* [Exercise]
Extract all lines that hold the string "this".

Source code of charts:
....

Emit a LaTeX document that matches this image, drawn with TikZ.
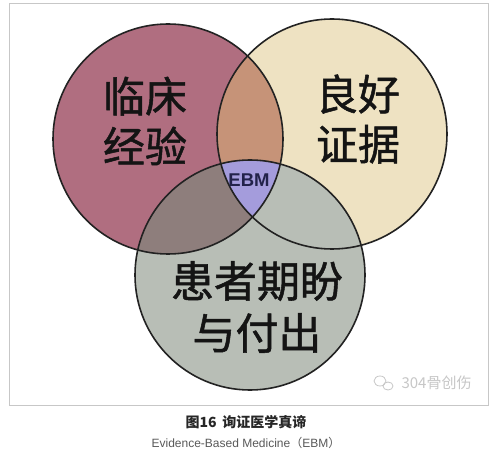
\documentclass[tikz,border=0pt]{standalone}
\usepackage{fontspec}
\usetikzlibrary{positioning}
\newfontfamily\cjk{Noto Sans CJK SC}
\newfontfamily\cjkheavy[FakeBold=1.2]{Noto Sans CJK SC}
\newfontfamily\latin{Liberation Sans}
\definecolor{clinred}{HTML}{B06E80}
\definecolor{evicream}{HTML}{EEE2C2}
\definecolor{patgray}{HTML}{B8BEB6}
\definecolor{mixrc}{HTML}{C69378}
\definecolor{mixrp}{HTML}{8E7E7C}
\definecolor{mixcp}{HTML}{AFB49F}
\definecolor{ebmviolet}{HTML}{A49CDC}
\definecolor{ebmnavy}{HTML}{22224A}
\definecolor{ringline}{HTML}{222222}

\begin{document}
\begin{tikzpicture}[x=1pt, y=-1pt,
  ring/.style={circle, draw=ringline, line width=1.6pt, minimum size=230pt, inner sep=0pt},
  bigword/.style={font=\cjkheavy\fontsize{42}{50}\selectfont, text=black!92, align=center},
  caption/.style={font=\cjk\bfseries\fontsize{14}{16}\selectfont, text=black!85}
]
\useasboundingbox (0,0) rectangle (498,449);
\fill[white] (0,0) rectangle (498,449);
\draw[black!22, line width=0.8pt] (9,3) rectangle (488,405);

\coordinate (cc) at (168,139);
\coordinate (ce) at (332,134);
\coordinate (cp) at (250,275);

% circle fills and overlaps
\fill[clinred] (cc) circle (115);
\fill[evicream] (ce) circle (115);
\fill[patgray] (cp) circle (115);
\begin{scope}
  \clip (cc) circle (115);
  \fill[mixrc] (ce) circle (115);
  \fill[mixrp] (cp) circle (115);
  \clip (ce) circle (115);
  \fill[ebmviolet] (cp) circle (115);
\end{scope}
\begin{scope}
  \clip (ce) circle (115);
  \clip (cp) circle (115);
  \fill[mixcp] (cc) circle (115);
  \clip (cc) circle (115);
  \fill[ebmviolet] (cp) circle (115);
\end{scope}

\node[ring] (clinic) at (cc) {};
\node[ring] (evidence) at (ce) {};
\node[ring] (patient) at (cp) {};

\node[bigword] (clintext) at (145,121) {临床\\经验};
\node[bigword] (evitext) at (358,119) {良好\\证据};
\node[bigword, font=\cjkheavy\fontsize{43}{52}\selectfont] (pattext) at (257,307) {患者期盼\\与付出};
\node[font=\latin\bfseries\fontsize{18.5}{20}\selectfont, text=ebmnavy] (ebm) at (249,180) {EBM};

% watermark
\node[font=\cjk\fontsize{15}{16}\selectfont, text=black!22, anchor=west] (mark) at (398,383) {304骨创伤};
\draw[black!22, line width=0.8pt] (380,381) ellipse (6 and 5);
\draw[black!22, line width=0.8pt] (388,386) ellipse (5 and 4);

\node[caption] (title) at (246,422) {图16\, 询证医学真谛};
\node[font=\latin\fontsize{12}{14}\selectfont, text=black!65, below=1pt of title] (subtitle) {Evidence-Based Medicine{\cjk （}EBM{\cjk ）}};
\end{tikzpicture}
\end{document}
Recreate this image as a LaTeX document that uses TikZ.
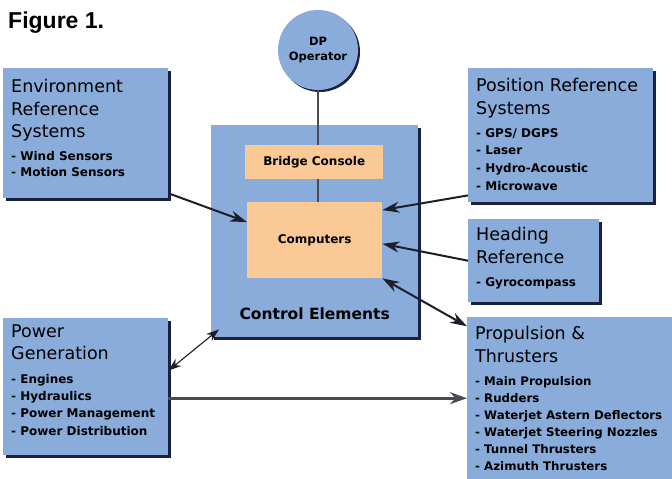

....

* [Task response]
Emit a LaTeX document that matches this image, drawn with TikZ.
Recreate this image as a LaTeX document that uses TikZ.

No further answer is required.